**Exercise instructions:**
Return nothing but the lines from the one with "Write the Plotly code for this chart." through the one with "import plotly.graph_objects as go" in the data below, word for word and without pictures.

**Provided records:**
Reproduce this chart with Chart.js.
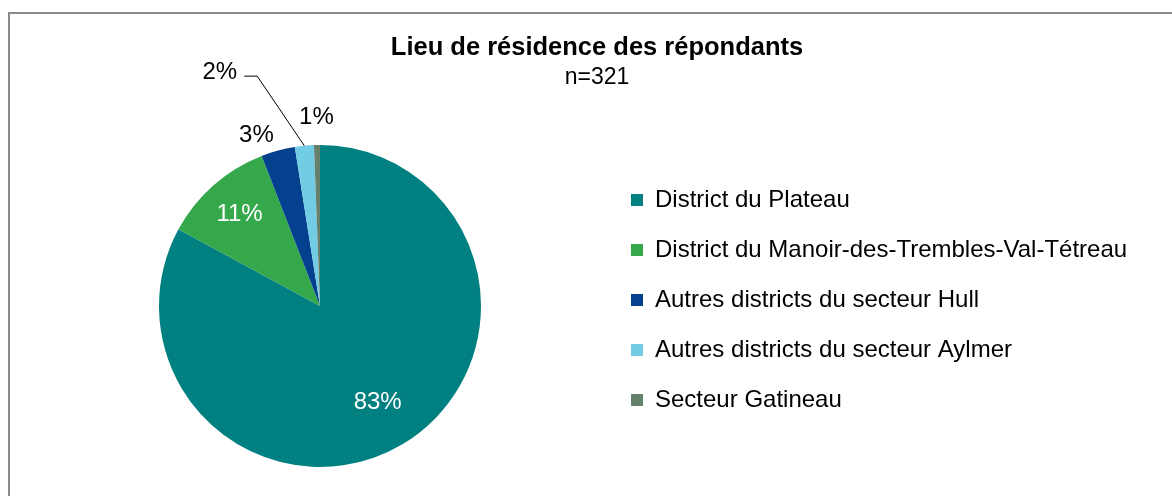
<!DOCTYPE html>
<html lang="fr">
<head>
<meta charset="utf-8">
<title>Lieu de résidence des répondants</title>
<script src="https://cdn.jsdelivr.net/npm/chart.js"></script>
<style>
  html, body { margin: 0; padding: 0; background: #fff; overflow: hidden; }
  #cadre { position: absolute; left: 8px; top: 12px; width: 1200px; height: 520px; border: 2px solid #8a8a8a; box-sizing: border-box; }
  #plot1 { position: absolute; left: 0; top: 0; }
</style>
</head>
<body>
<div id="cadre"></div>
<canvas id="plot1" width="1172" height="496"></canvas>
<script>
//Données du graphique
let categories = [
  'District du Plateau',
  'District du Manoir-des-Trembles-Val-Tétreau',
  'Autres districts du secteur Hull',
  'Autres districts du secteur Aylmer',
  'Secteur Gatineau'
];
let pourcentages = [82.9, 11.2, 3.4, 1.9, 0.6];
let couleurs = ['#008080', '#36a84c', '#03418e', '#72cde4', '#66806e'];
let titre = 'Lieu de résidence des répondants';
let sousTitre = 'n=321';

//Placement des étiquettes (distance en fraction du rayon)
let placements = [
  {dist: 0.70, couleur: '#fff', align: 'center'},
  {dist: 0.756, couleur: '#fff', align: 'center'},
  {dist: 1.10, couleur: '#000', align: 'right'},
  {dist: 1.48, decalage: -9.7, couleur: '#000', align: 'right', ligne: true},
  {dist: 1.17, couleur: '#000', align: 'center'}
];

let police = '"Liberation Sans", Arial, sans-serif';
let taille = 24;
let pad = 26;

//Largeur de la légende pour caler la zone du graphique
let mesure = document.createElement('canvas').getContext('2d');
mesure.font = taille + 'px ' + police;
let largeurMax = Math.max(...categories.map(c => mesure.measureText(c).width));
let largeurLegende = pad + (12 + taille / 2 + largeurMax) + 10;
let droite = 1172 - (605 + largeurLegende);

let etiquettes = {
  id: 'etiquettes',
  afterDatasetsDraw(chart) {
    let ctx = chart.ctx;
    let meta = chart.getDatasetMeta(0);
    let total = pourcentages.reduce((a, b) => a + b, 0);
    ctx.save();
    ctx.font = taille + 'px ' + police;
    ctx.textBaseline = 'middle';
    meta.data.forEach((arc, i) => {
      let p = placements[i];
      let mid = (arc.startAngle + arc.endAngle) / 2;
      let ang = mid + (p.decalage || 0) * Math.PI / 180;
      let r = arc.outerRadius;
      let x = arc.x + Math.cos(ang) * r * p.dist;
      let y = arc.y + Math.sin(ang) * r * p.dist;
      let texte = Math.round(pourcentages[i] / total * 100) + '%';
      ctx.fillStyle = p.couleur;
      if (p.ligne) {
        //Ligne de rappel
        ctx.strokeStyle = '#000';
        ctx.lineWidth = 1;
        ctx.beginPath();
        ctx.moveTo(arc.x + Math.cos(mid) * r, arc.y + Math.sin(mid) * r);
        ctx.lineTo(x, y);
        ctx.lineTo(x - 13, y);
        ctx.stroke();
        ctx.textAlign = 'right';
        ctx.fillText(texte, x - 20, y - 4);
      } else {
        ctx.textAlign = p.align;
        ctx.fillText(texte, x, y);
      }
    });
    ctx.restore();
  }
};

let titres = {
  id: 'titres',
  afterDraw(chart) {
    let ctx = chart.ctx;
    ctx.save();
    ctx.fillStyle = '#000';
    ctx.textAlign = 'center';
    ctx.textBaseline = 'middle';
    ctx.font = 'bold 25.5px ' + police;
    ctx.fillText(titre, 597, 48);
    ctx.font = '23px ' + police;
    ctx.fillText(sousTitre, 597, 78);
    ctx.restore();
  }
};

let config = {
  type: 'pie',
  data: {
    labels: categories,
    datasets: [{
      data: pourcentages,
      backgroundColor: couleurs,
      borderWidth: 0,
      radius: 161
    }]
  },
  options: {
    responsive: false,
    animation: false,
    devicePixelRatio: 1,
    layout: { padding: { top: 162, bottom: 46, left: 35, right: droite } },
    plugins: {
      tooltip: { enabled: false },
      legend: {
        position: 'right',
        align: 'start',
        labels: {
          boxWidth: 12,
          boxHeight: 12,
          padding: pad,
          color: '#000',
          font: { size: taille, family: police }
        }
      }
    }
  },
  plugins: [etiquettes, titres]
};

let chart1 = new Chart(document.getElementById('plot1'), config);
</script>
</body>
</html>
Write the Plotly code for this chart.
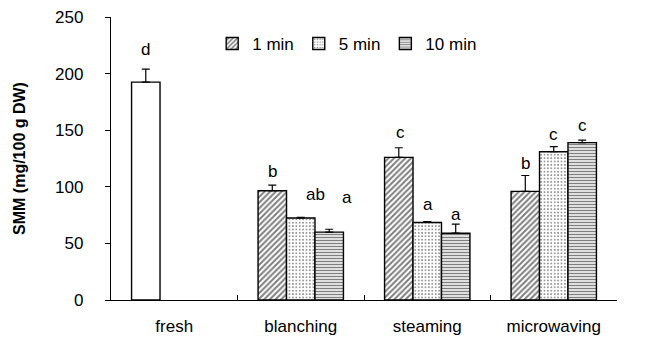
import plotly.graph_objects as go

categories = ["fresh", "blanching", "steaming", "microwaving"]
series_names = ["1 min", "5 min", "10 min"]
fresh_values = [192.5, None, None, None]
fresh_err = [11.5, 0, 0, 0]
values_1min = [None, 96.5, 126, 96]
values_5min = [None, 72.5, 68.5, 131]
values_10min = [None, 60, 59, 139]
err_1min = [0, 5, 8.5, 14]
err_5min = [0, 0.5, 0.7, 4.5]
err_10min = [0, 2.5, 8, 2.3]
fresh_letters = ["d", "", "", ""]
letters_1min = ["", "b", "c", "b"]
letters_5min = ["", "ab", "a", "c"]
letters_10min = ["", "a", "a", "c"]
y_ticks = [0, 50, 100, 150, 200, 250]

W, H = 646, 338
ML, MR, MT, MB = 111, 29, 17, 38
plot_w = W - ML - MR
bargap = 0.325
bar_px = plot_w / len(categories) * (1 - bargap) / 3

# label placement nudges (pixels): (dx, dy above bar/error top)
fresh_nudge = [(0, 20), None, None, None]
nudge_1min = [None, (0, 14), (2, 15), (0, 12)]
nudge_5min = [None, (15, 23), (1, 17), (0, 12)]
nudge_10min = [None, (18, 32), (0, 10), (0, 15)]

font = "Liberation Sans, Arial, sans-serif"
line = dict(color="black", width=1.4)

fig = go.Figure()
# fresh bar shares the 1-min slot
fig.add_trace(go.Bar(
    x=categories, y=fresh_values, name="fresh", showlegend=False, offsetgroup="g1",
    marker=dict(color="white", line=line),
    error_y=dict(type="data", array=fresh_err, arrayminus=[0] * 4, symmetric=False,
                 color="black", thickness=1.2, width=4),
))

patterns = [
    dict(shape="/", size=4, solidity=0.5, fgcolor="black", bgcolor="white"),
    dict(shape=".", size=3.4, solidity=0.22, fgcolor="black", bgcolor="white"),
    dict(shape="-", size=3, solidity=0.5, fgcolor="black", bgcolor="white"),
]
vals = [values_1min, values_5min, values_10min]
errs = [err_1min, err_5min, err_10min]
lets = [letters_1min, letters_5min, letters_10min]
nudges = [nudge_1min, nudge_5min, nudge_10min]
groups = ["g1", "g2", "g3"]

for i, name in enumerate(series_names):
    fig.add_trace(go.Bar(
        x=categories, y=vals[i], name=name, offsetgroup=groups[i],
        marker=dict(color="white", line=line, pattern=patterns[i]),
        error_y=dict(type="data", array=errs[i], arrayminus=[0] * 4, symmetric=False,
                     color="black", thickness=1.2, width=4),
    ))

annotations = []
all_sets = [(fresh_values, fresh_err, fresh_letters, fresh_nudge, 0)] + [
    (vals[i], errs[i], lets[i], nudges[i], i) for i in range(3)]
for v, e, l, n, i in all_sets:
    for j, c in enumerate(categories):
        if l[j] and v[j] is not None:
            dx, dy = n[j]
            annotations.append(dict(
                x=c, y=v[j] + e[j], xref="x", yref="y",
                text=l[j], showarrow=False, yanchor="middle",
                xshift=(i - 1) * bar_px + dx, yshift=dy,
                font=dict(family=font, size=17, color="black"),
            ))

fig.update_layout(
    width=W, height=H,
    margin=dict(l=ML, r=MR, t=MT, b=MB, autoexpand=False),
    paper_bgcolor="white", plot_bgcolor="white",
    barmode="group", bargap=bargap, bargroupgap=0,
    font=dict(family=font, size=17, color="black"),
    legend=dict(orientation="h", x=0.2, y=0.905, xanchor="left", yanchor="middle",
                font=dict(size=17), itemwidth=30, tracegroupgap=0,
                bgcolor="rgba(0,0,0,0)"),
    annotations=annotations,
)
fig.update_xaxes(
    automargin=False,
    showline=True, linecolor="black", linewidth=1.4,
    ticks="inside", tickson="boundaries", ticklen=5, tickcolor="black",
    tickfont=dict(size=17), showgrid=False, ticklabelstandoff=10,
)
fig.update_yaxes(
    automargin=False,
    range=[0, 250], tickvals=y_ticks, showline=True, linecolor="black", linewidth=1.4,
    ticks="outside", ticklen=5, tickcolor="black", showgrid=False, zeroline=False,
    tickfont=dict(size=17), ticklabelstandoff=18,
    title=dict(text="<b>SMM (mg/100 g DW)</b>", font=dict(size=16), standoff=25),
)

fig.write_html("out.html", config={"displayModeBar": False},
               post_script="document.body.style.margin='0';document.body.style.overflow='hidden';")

**Response:**
Write the Plotly code for this chart.
import plotly.graph_objects as go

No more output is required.